İLERİ SÜRÜLEN İSTİNAF SEBEPLERİ:Kararı davacı yan istinaf etmiş ve dilekçesinde özetle “…Yerel Mahkeme tarafından pasif husumet yokluğu nedeniyle davanın reddine yönelik verilen karar dosya kapsamına, yerleşik Yargıtay içtihatlarına ve yasal düzenlemelere uygun bulunmadığından kaldırılması gerekmektedir.Yerel Mahkemenin gerekçeli kararı incelendiğinde, Davalı Şirketin unvanının vekaletnamede ve noter satış senedinde yer almaması nedeniyle Davalı Şirketin araç bedelinin ödenmemesinden sorumlu tutulamayacağı gerekçesiyle Davalı şirket yönünden pasif husumet yokluğu nedeniyle davanın reddine karar verildiği görülmektedir.
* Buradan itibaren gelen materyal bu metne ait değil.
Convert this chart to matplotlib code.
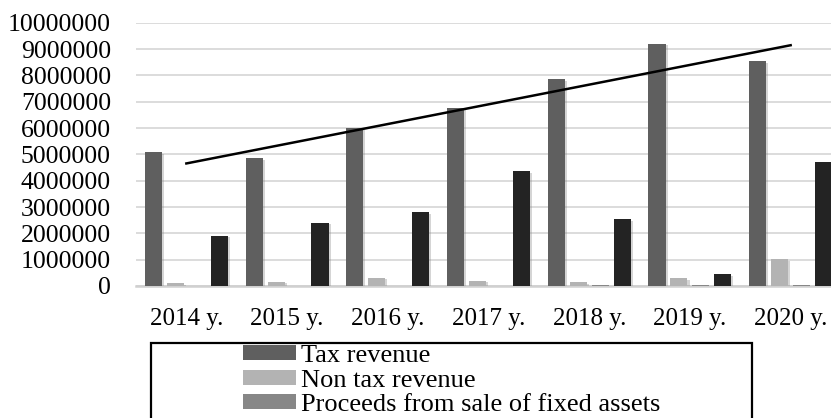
import matplotlib
matplotlib.use("Agg")
import matplotlib.pyplot as plt
import matplotlib.patheffects as pe
from matplotlib.patches import Rectangle, Patch
import numpy as np

plt.rcParams['font.family'] = ['Liberation Serif', 'DejaVu Serif']

# data
years = ['2014 y.', '2015 y.', '2016 y.', '2017 y.', '2018 y.', '2019 y.', '2020 y.']
tax_revenue = [5080000, 4850000, 5990000, 6770000, 7860000, 9200000, 8540000]
non_tax_revenue = [120000, 160000, 320000, 200000, 150000, 290000, 1010000]
fixed_assets = [10000, 10000, 5000, 8000, 20000, 40000, 40000]
transfers = [1910000, 2410000, 2810000, 4370000, 2540000, 440000, 4720000]

series = [
    ('Tax revenue', tax_revenue, '#5f5f5f'),
    ('Non tax revenue', non_tax_revenue, '#b3b3b3'),
    ('Proceeds from sale of fixed assets', fixed_assets, '#878787'),
    ('Official transfers', transfers, '#232323'),
]

fig = plt.figure(figsize=(8.31, 4.18), dpi=100)
ax = fig.add_axes([136 / 831, 1 - 286 / 418, 705 / 831, (286 - 22.67) / 418])

x = np.arange(len(years))
pitch = 0.218
width = 0.169
shadow = [pe.SimplePatchShadow(offset=(1.5, -1.2), shadow_rgbFace='#888888', alpha=0.35),
          pe.Normal()]
for i, (name, vals, col) in enumerate(series):
    ax.bar(x + (i - 1.5) * pitch, vals, width, color=col, label=name,
           zorder=3, path_effects=shadow)

# linear trend of tax revenue
k, b = np.polyfit(x, tax_revenue, 1)
ax.plot([x[0], x[-1]], [b, k * x[-1] + b], color='black', lw=1.8, zorder=4)

ax.set_xlim(-0.5, len(years) - 0.5)
ax.set_ylim(0, 10000000)
ax.set_yticks(np.arange(0, 10000001, 1000000))
ax.set_yticklabels([str(v) for v in range(0, 10000001, 1000000)])
ax.set_xticks(x)
ax.set_xticklabels(years)
ax.tick_params(axis='y', length=0, pad=18, labelsize=18.5)
ax.tick_params(axis='x', length=0, pad=16, labelsize=18)
ax.grid(axis='y', color='#d9d9d9', lw=1.3, zorder=0)
for s in ['left', 'right', 'top']:
    ax.spines[s].set_visible(False)
ax.spines['bottom'].set_color('#d0d0d0')
ax.spines['bottom'].set_linewidth(1.8)

# legend box (runs off the bottom of the image, only 3 entries visible)
handles = [Patch(facecolor=col, label=name) for name, _, col in series[:3]]
fig.legend(handles=handles, loc='upper left', bbox_to_anchor=(243 / 831, 1 - 345 / 418),
           frameon=False, fontsize=19, borderpad=0, borderaxespad=0,
           handlelength=2.0, handleheight=0.5, handletextpad=0.2, labelspacing=0.1)
fig.patches.append(Rectangle((151 / 831, -0.2), (752 - 151) / 831, 0.2 + 1 - 343 / 418,
                             transform=fig.transFigure, fill=False,
                             edgecolor='black', lw=1.6))

fig.savefig('out.png', dpi=100)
Davalı Şirket, yukarıda da belirtildiği üzere, bir trafik müşavirliği firması olup vekaletnamede adı geçen …’in işverenidir. Diğer Davalı …’in Davalı Şirket’in çalışanı olduğu ve noter satış senedine konu araç satış işleminin …’in meslek faaliyeti kapsamında gerçekleştirildiği Davalı tarafça sunulmuş olan dilekçeler kapsamında da kabul edilmektedir. Yine Davalı …’nun sahibi ve yetkilisi olan …’in ve şirketin diğer çalışanlarının da aynı vekaletnameyle yetkilendirilmiş kişiler arasında olduğunu belirtmek isteriz. Yerel Mahkeme kararında belirtildiği üzere, Davalı Şirket’in unvanı vekaletnamede ve noter satış senedinde geçmemekte ise de esasen TBK 66. Madde hükümleri uyarınca Davalı Şirketin, çalışanının (yani …’in) zarar verici davranışı nedeniyle sorumluluğuna gidilebilmesi için vekaletnamede veya satış senedinde şirket unvanının bulunmasına gerek yoktur. Zira, TBK 66. Maddede düzenlenen sorumluluk sözleşmeden doğan bir sorumluluk hali değil, bilakis kanundan doğan bir kusursuz sorumluluk halidir. Dolayısıyla, Davalı Şirketin unvanının noter senedinde ve/veya vekaletnamede bulunmamasının Davalı …’nun sorumluluğuna bir etkisi yoktur….” denilerek karar
DELİLLERİN TARTIŞILMASI VE GEREKÇE :Dava itirazın iptali istemine ilişkindir.İnceleme, 6100 sayılı Hukuk Muhakemeleri Kanunu’nun(HMK) 355. maddesi hükmü uyarınca istinaf dilekçelerinde belirtilen sebeplerle sınırlı olarak ve kamu düzenine aykırı hususların olup olmadığı gözetilerek yapılmıştır.Davacı yan davalı şirket hakkında ismi ve imzası bulunmayan araç satış sözleşmesindeki bedelin ödenmemesinden dolayı olan alacağını, işlemi vekaleten yapan dava dışı kişinin işvereni olması gerekçesi ile yapmıştır.Araç satış sözleşmesi davacı yan vekil eden olmak üzere tefrik edilen diğer davalı … ile alıcı arasında bağıtlanmıştır. …’in davalı şirketin çalışanı sıfatı ile veya davalı şirketin vekaleti ile bu satışta bulunduğu yönünde sözleşme vb. Kanıt bulunmamaktadır. Bu nedenle ilk derece mahkemesinin pasif husumet yokluğuna ilişkin kararı yerinde olmakla istinaf başvurusun esastan reddine karar vermek gerekmiştir.
H Ü K Ü M:Yukarıda açıklanan gerekçe ile 1 – Davacı vekilinin istinaf başvurusunun HMK 353/1-b-1 maddesi gereğince ESASTAN REDDİNE 2-Harç peşin alınmış olmakla ayrıca alınmasına yer olmadığına 3-İstinaf yargılama giderlerinin davacı yan üzerinde bırakılmasına 4- Duruşmasız olarak inceleme yapılmış olmakla ücreti vekalet tayin ve takdirine yer olmadığına Dair ; dosya üzerinde yapılan inceleme sonucu gerekçeli kararın tebliğinden itibaren iki haftalık yasal sürede Yargıtay’a temyiz yolu olanaklı olmak üzere 25/09/2020 tarihinde ve oy birliği ile karar verildi.